The apparent, disconcerting disconnect between the international community and the those caught in the vicious warzones plays a central role in Joe Sacco’s stunningly insightful graphic novel Safe Area Gorazde. The honest depiction of the raw, human element of the brutal four-year long Bosnian War is unique in its scope and personalization. Sacco focuses on the UN-designated ‘safe area’ of Gorazde, the only eastern Bosnian city to hold against repeated Serbian onslaughts. Within this precarious settlement, thousands of Muslim refugees – men, women, and children carrying the heavy burden of horrific trauma – huddled, fearing daily for their survival.
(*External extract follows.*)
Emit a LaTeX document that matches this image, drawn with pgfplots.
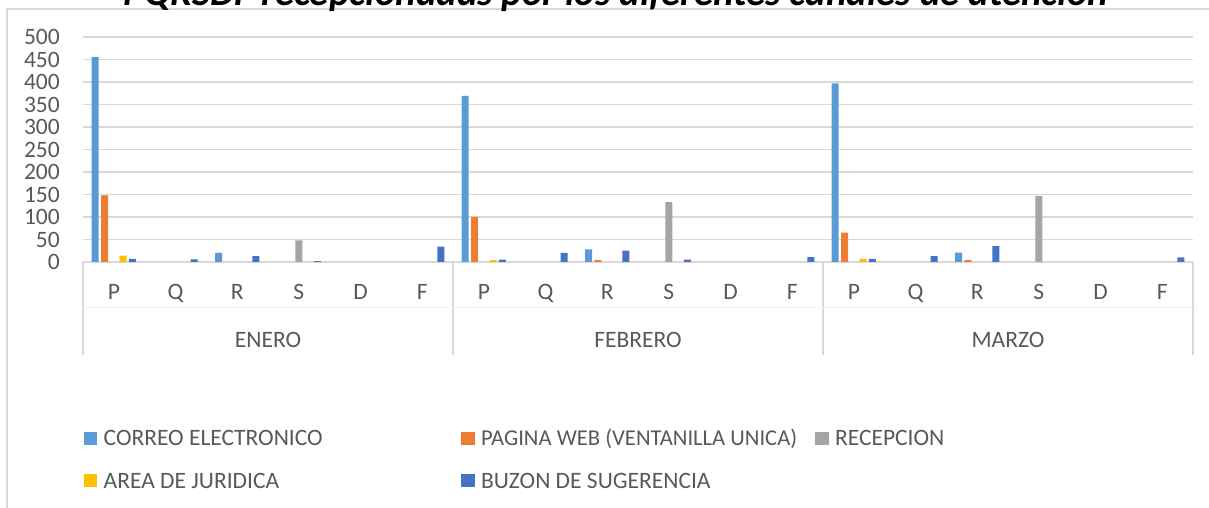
\documentclass[border=0pt]{standalone}
\usepackage{pgfplots}
\pgfplotsset{compat=1.18}
\usepackage{pgfplotstable}
\usepackage{fontspec}
\setmainfont{Carlito}
\definecolor{cCorreo}{HTML}{5B9BD5}
\definecolor{cPagina}{HTML}{ED7D31}
\definecolor{cRecep}{HTML}{A5A5A5}
\definecolor{cJuri}{HTML}{FFC000}
\definecolor{cBuzon}{HTML}{4472C4}
\definecolor{txt}{HTML}{595959}
\definecolor{gridc}{HTML}{D9D9D9}

\pgfplotstableread{
x c p r a b
0 455 148 0 14 7
1 0 0 0 0 6
2 20 0 0 0 13
3 0 0 48 0 2
4 0 0 0 0 0
5 0 0 0 0 34
6 369 100 0 4 5
7 0 0 0 0 20
8 28 4 0 0 25
9 0 0 133 0 5
10 0 0 0 0 0
11 0 0 0 0 11
12 397 65 0 7 7
13 0 0 0 0 13
14 21 4 0 0 35
15 0 0 147 0 0
16 0 0 0 0 0
17 0 0 0 0 10
}\data

\pgfplotsset{legsq/.style={legend image code/.code={\fill[##1,draw=none] (0pt,-6.7pt) rectangle (13.4pt,6.7pt);}}}

\begin{document}
\begin{tikzpicture}[x=1pt,y=1pt]
\useasboundingbox (0,0) rectangle (1209,508);
\fill[white] (0,0) rectangle (1209,508);
\draw[gridc, line width=1.2pt] (7,0) -- (7,499) -- (1209,499);
\node[font=\fontsize{38.9}{44}\selectfont\bfseries\itshape, text=black, anchor=base, inner sep=0pt] at (616,502.7) {PQRSDF recepcionadas por los diferentes canales de atención};
\begin{axis}[
  at={(83pt,246pt)}, anchor=south west,
  width=1110pt, height=225pt, scale only axis,
  xmin=-0.5, xmax=17.5, ymin=0, ymax=500,
  ytick={0,50,...,500},
  xtick={0,...,17},
  xticklabels={P,Q,R,S,D,F,P,Q,R,S,D,F,P,Q,R,S,D,F},
  major tick length=0pt,
  axis line style={draw=none},
  ymajorgrids, grid style={gridc, line width=1.2pt},
  ybar=2.3pt, bar width=7pt,
  clip=false,
  unbounded coords=discard,
  ticklabel style={font=\fontsize{23.5}{28}\selectfont, text=txt},
  /pgf/number format/assume math mode=true,
  yticklabel style={anchor=east, inner sep=0pt, xshift=-23pt},
  xticklabel style={anchor=center, inner sep=0pt, text height=15pt, text depth=0pt, yshift=-30.5pt},
  legend columns=3,
  legend cell align=left,
  legend style={draw=none, fill=none, inner sep=0pt, outer sep=0pt,
    at={(0.0009,-0.7498)}, anchor=north west,
    font=\fontsize{23.5}{28}\selectfont, text=txt,
    row sep=27.5pt,
    nodes={inner sep=0pt, text height=15pt, text depth=0pt},
    /tikz/every odd column/.append style={column sep=6.3pt}},
]
\addplot[fill=cCorreo, draw=none, legsq, y filter/.expression={y==0 ? nan : y}] table[x=x,y=c] {\data};
\addplot[fill=cPagina, draw=none, legsq, y filter/.expression={y==0 ? nan : y}] table[x=x,y=p] {\data};
\addplot[fill=cRecep, draw=none, legsq, y filter/.expression={y==0 ? nan : y}] table[x=x,y=r] {\data};
\addplot[fill=cJuri, draw=none, legsq, y filter/.expression={y==0 ? nan : y}] table[x=x,y=a] {\data};
\addplot[fill=cBuzon, draw=none, legsq, y filter/.expression={y==0 ? nan : y}] table[x=x,y=b] {\data};
\legend{\makebox[357.7pt][l]{CORREO ELECTRONICO}, \makebox[334.3pt][l]{\fontsize{22.6}{27}\selectfont PAGINA WEB (VENTANILLA UNICA)}, RECEPCION, AREA DE JURIDICA, BUZON DE SUGERENCIA}
\draw[gridc, line width=1.2pt] (axis cs:-0.5,0) -- ([yshift=-93pt]axis cs:-0.5,0);
\draw[gridc, line width=1.2pt] (axis cs:5.5,0) -- ([yshift=-93pt]axis cs:5.5,0);
\draw[gridc, line width=1.2pt] (axis cs:11.5,0) -- ([yshift=-93pt]axis cs:11.5,0);
\draw[gridc, line width=1.2pt] (axis cs:17.5,0) -- ([yshift=-93pt]axis cs:17.5,0);
\draw[gridc!40, line width=1pt] ([yshift=-46pt]axis cs:-0.5,0) -- ([yshift=-46pt]axis cs:17.5,0);
\node[font=\fontsize{23.5}{28}\selectfont, text=txt, anchor=base, inner sep=0pt] at ([yshift=-85pt]axis cs:2.5,0) {ENERO};
\node[font=\fontsize{23.5}{28}\selectfont, text=txt, anchor=base, inner sep=0pt] at ([yshift=-85pt]axis cs:8.5,0) {FEBRERO};
\node[font=\fontsize{23.5}{28}\selectfont, text=txt, anchor=base, inner sep=0pt] at ([yshift=-85pt]axis cs:14.5,0) {MARZO};
\end{axis}
\end{tikzpicture}
\end{document}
But it is not this subject matter that sets Safe Area Gorazde apart from the libraries of Bosnian War journalism. For all intents and purposes, this book should be forgettable. It was written by an American journalist in late 1995 with less than four weeks of interviews and observations, taken largely after the guns had already been silenced. Most importantly, it is a comic book competing against reams of newspaper articles and hours of television broadcasts, comfortably in their element. The larger stories that Sacco tells here are nothing new. They have been splashed across the world’s living rooms in quick flashes of horror overlaid by the grave commentary of reporters.
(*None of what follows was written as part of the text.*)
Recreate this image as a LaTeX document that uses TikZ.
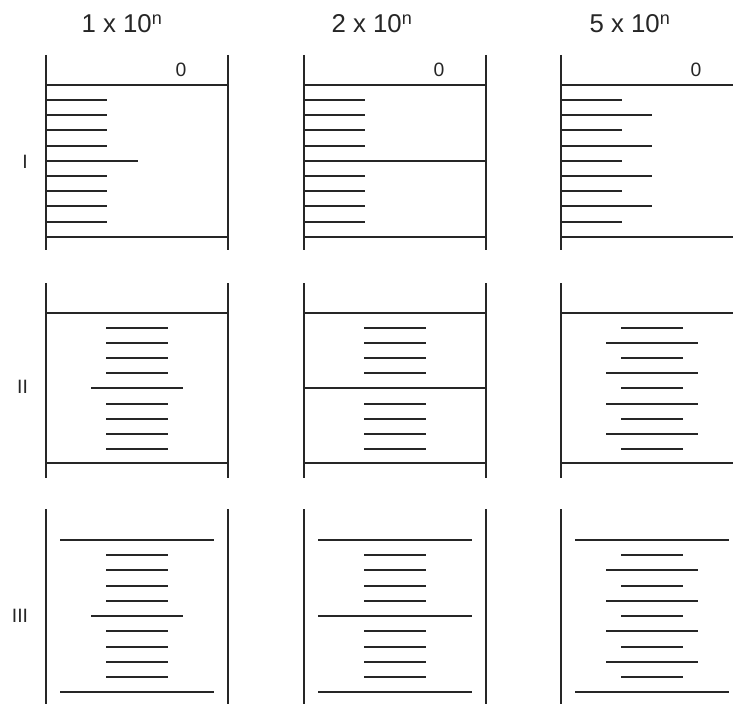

What distinguishes Sacco’s graphic novel from its numerous contemporaries is its attention to the true Gorazde. He pays meticulous attention to the visceral human dimension, allowing the greater narrative of treatises and politics to fall to the background. His characters are not martyred heroes, flawless and perfect; rather, they remain ordinary people pushed into an extraordinarily ruthless world. As he reports rape, genocide, and other grave violations of human rights, Sacco devotes whole pages to the gut-wrenching description of life in a seemingly doomed town, surrounded by death pushing insistently, inexorably inward. Among these panels, though, he spends an equally long time developing his characters. He unabashedly illuminates their complex personalities, emphasizing that they are whole people, not just stories. As such, we see that Safe Area Gorazde walks a careful line between individual character development and the grander scope of events in Bosnia.
Safe Area Gorazde’s comic book format makes the story of the Bosnian War more accessible to a wider audience of people by sharing individual stories, often lost within the chaos of war. Regular coverage or stories regarding the war are distant and esoteric, but the personalization of Safe Area Gorazde displays the plight of ordinary, everyday citizens. These panels accentuate the human dimensions of the Bosnian War, which is mainly reported through numbers, figures, and statistics. By evoking reality in its vivid details, Safe Area Gorazde portrays emotions impossible to accurately depict in prose or the usual journalistic mediums.
Nonetheless, local people in Safe Area Gorazde are drawn more realistically in order to better emphasize the inevitable emotional disconnect between the reader and the survivors of Gorazde. As Sacco depicts a mass burial of innocent civilians, each unfortunate victim is unscrupulously depicted, and surrounded by carefully drawn faces of mourning survivors (Sacco 92-93). This happens once more when Serbs are gruesomely depicted slitting the throats of innocent Muslims on a now-infamous bridge, drenched with pools of blood running down into the gutters (Sacco 3-5/110). The details make such scenes realistic, and ironically also distance the reader from the event. While the realistic properties of the drawings appear to make readers more sympathetic to Muslims, the realism causes readers to remain unable to emotionally connect to these scenes. However, although the reader cannot easily put themselves in the position of an average citizen of Gorazde, the reader can better relate to Joe Sacco because of his exaggerated self-portrait (Sacco 8). Safe Area Gorazde was not meant allow readers connect to the depicted situations, on the contrary, readers must act as a helpless observer, much like Sacco himself. Because of this emotional disconnect, Sacco’s artwork fits with the needs of the novel.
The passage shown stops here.